Typical results show itertools.product is 2-3x faster than recursion, thanks to its C implementation.

When to Use Each Approach#

Use itertools.product when:

  • You’re working in Python

  • You want the fastest, most memory-efficient solution

  • You need clean, maintainable code

  • You’re generating simple combinations

Use recursion when:

  • You need complex logic between levels

  • You want the most readable, self-explanatory code

  • The depth is reasonably small (< 1000)
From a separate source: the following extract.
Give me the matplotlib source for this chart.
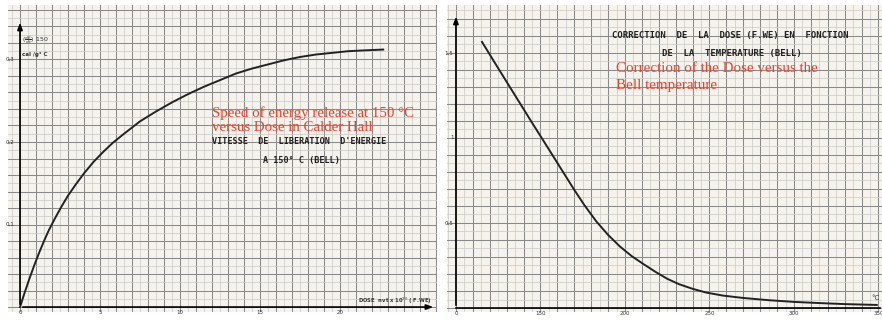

  • You’re building something educational

Use iterative when:

  • You’re in a language without good iterator libraries

  • You need absolute control over the iteration

  • You’re hitting recursion limits

  • Memory is extremely constrained

Advanced: Varying Ranges Per Level#

What if each “loop” needs a different range? itertools.product handles this beautifully:

python
import itertools

# Different ranges for each position
colors = ['red', 'blue']
sizes = ['S', 'M', 'L']
materials = ['cotton', 'polyester']

# Generate all product variants
for variant in itertools.product(colors, sizes, materials):
    print(f"{variant[0]} {variant[1]} {variant[2]}")

Output:

text
red S cotton
red S polyester
red M cotton
red M polyester
...
blue L polyester

This is incredibly useful for e-commerce product variants, test case generation, or configuration exploration!

Warning: Don’t Use Dynamic Code Generation!#

You might be tempted to use exec() to build loop code as a string. Don’t do it. It’s:

  • Dangerous (security risk)

  • Slow (interpreted at runtime)

  • Unmaintainable (debugging nightmare)

  • Completely unnecessary (we have better solutions!)

python
# DON'T DO THIS!
code = "for i in range(2):\n"
code += "  for j in range(2):\n"
code += "    print([i, j])"
exec(code)  # Evil!

Wrapping Up#

Generating n nested loops programmatically is a classic problem with elegant solutions:

  1. For Python projects: Use itertools.product - it’s fast, clean, and Pythonic

  2. For educational purposes: Use recursion - it’s intuitive and teaches important concepts

  3. For low-level control: Use iterative index manipulation - it’s powerful but complex

The pattern you choose depends on your language, constraints, and use case. But in Python, itertools.product wins for most real-world scenarios.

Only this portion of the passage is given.